I’ve waited a long time to be chased by paparazzi.

A lo-o-ong time.

Long enough to practice defense techniques. I’ve already broken the world’s record in how fast a hand can block a camera. There’s no category for that in Guinness. There should be.

With Frankenstein’s Monster coming out in two months (shameless plug), my waiting is at an end. And I’m prepped, I’m pumped—which, for a writer, means my fingers are ripped, ready to type up scathing comebacks like, “Yo Momma!”

I’ve also been practicing all the shocking things that celebrities do. I may not look like it, but I can party like I have a platinum library card.

My first step is to leak my own nickname before being plastered with something horrible. Once upon a time, we had the Lizard King, the Governator, and the Godfather of Soul.
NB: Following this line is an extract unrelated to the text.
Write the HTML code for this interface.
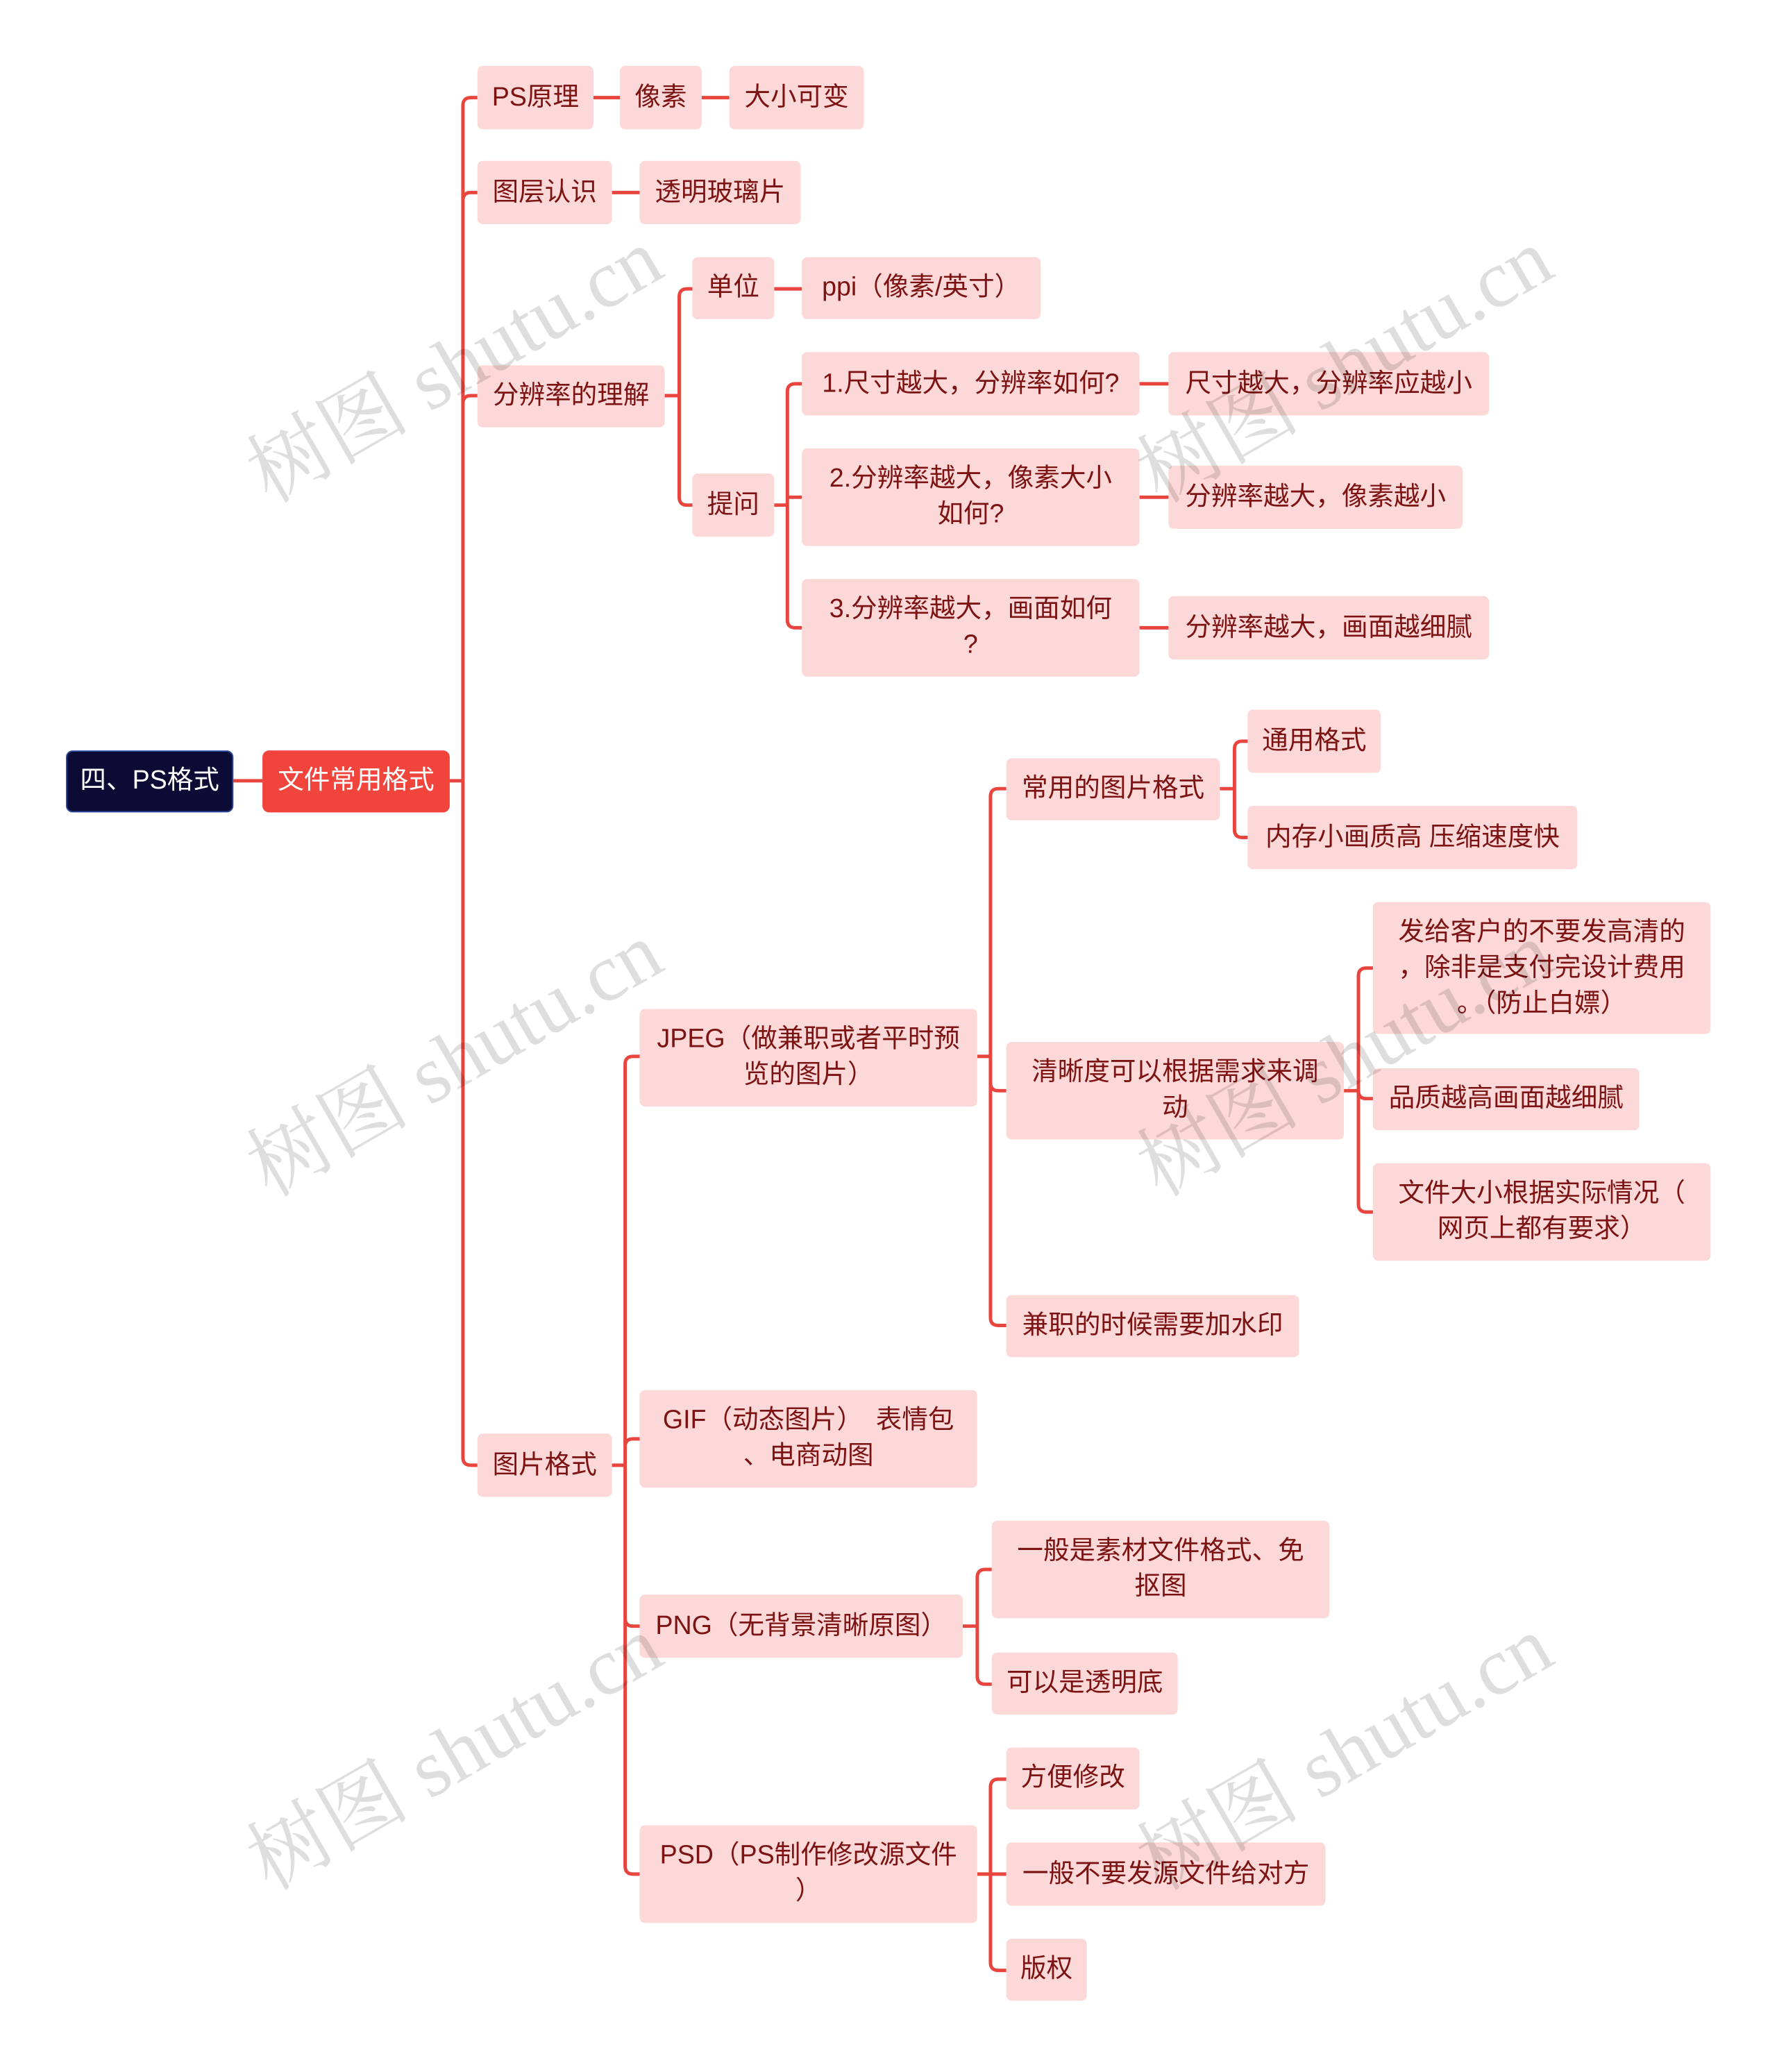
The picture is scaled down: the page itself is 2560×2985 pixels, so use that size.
<!DOCTYPE html>
<html><head><meta charset="utf-8"><style>
html,body{margin:0;padding:0;background:#fff}
body{width:2560px;height:2978px;overflow:hidden;position:relative}
#c{position:absolute;left:0;top:0;width:1350px;height:1571px;transform:scale(1.9);transform-origin:0 0}
.b{position:absolute;box-sizing:border-box;background:#fcd9d8;border-radius:4px;color:#7d1212;font-family:"Liberation Sans","Noto Sans CJK SC",sans-serif;font-size:19.8px;line-height:27px;display:flex;align-items:center;justify-content:center;text-align:center;white-space:nowrap}
svg{position:absolute;left:0;top:0}
.w{position:absolute;font-family:"Liberation Serif","Noto Serif CJK SC",serif;font-size:62px;color:rgba(0,0,0,0.13);transform:rotate(-30deg);white-space:nowrap;transform-origin:center}
</style></head><body><div id="c">
<svg width="1350" height="1571" fill="none" stroke="#e8453e" stroke-width="2.6">
<path d="M177,592H199M341,592H351"/>
<path d="M351,592V80Q351,74 357,74H362M351,152Q351,146 357,146H362M351,306Q351,300 357,300H362M351,592V1105Q351,1111 357,1111H362"/>
<path d="M450,74H470M532,74H553M464,146H485"/>
<path d="M504,300H515M515,300V225Q515,219 521,219H525M515,300V377Q515,383 521,383H525M587,219H608"/>
<path d="M587,383H597M597,383V297Q597,291 603,291H608M597,377H608M597,383V470Q597,476 603,476H608"/>
<path d="M864,291H886M864,377H886M864,476H886"/>
<path d="M464,1111H474M474,1111V807Q474,801 480,801H485M474,1097Q474,1091 480,1091H485M474,1111V1227Q474,1233 480,1233H485M474,1111V1415Q474,1421 480,1421H485"/>
<path d="M741,801H751M751,801V604Q751,598 757,598H763M751,821Q751,827 757,827H763M751,801V999Q751,1005 757,1005H763"/>
<path d="M925,598H936M936,598V568Q936,562 942,562H946M936,598V629Q936,635 942,635H946"/>
<path d="M1019,827H1030M1030,827V740Q1030,734 1036,734H1041M1030,827V827Q1030,833 1036,833H1041M1030,827V913Q1030,919 1036,919H1041"/>
<path d="M730,1233H741M741,1233V1196Q741,1190 747,1190H752M741,1233V1271Q741,1277 747,1277H752"/>
<path d="M741,1421H763M751,1421V1355Q751,1349 757,1349H763M751,1421V1488Q751,1494 757,1494H763"/>
</svg>
<div class="b" style="left:50px;top:569px;width:127px;height:47px;background:#0b0b35;border:1.5px solid #2b4aa0;color:#fff;border-radius:5px">四、PS格式</div>
<div class="b" style="left:199px;top:569px;width:142px;height:47px;background:#f0443c;color:#fff;border-radius:5px">文件常用格式</div>
<div class="b" style="left:362px;top:50px;width:88px;height:48px">PS原理</div>
<div class="b" style="left:470px;top:50px;width:62px;height:48px">像素</div>
<div class="b" style="left:553px;top:50px;width:102px;height:48px">大小可变</div>
<div class="b" style="left:362px;top:122px;width:102px;height:48px">图层认识</div>
<div class="b" style="left:485px;top:122px;width:122px;height:48px">透明玻璃片</div>
<div class="b" style="left:362px;top:277px;width:142px;height:47px">分辨率的理解</div>
<div class="b" style="left:525px;top:195px;width:62px;height:47px">单位</div>
<div class="b" style="left:608px;top:195px;width:181px;height:47px">ppi（像素/英寸）</div>
<div class="b" style="left:525px;top:359px;width:62px;height:48px">提问</div>
<div class="b" style="left:608px;top:267px;width:256px;height:48px">1.尺寸越大，分辨率如何?</div>
<div class="b" style="left:886px;top:267px;width:243px;height:48px">尺寸越大，分辨率应越小</div>
<div class="b" style="left:608px;top:340px;width:256px;height:74px">2.分辨率越大，像素大小<br>如何?</div>
<div class="b" style="left:886px;top:353px;width:223px;height:48px">分辨率越大，像素越小</div>
<div class="b" style="left:608px;top:439px;width:256px;height:74px">3.分辨率越大，画面如何<br>?</div>
<div class="b" style="left:886px;top:452px;width:243px;height:48px">分辨率越大，画面越细腻</div>
<div class="b" style="left:362px;top:1087px;width:102px;height:48px">图片格式</div>
<div class="b" style="left:485px;top:765px;width:256px;height:74px">JPEG（做兼职或者平时预<br>览的图片）</div>
<div class="b" style="left:763px;top:575px;width:162px;height:47px">常用的图片格式</div>
<div class="b" style="left:946px;top:538px;width:101px;height:48px">通用格式</div>
<div class="b" style="left:946px;top:611px;width:250px;height:48px">内存小画质高 压缩速度快</div>
<div class="b" style="left:763px;top:790px;width:256px;height:74px">清晰度可以根据需求来调<br>动</div>
<div class="b" style="left:1041px;top:684px;width:256px;height:100px">发给客户的不要发高清的<br>，除非是支付完设计费用<br>。（防止白嫖）</div>
<div class="b" style="left:1041px;top:810px;width:202px;height:47px">品质越高画面越细腻</div>
<div class="b" style="left:1041px;top:882px;width:256px;height:74px">文件大小根据实际情况（<br>网页上都有要求）</div>
<div class="b" style="left:763px;top:982px;width:222px;height:47px">兼职的时候需要加水印</div>
<div class="b" style="left:485px;top:1054px;width:256px;height:74px">GIF（动态图片）　表情包<br>、电商动图</div>
<div class="b" style="left:485px;top:1209px;width:245px;height:48px">PNG（无背景清晰原图）</div>
<div class="b" style="left:752px;top:1153px;width:256px;height:74px">一般是素材文件格式、免<br>抠图</div>
<div class="b" style="left:752px;top:1253px;width:141px;height:47px">可以是透明底</div>
<div class="b" style="left:485px;top:1384px;width:256px;height:74px">PSD（PS制作修改源文件<br>）</div>
<div class="b" style="left:763px;top:1325px;width:101px;height:47px">方便修改</div>
<div class="b" style="left:763px;top:1397px;width:242px;height:48px">一般不要发源文件给对方</div>
<div class="b" style="left:763px;top:1470px;width:61px;height:47px">版权</div>
<div class="w" style="left:168px;top:228px">树图 shutu.cn</div>
<div class="w" style="left:843px;top:228px">树图 shutu.cn</div>
<div class="w" style="left:168px;top:754px">树图 shutu.cn</div>
<div class="w" style="left:843px;top:754px">树图 shutu.cn</div>
<div class="w" style="left:168px;top:1280px">树图 shutu.cn</div>
<div class="w" style="left:843px;top:1280px">树图 shutu.cn</div>
</div></body></html>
Now instead celebrities, especially celebrity couples, have a squishname. The ones in favor right now are “couple squishnames”—like TomKat for Tom Cruise and Katie Holmes.

TomKat is actually one of the best: It uses the actual beginning of each name. The combination is an actual word. And it reflects that the he in question and the she in question are actually thisclose. But dozens more squishnames, before and since, are forgettable (which is a clever way to hide the fact that my memory is shot).

Desperation on the part of the paparazzi, and of the media that then buys their close-ups of hands, has now forced them into shortening even single names. Perhaps they suddenly remembered that Jennifer Lopez has had a squishname all her own for years—J-Lo. But they never heard its natural musicality. All they saw were two syllables. So now we have things like R-Pat for Robert Pattinson of the Twilight movies. It’s as if his celebrity hair and his celebrity eyes have the magnetism of two separate celebrity beings. (Well, maybe they do.)

Then I heard proof that not even the bottom of the barrel was low enough for a squishname. I heard one so bad that it revealed the human soul clawing its way through the barrel and digging all the way to China.

Subo.

Subo!

Short for singer Susan Boyle. The world couldn’t handle three syllables and so shortened her name to two. Subo. It is so horrendous that even now somebody somewhere is “verbing” it:

“Subo a song for us, Subo!” 

I need a squishname quick!

Suggestions? I’m looking for something that screams, “Peppy, dignified, charismatic, humble, literary genius!”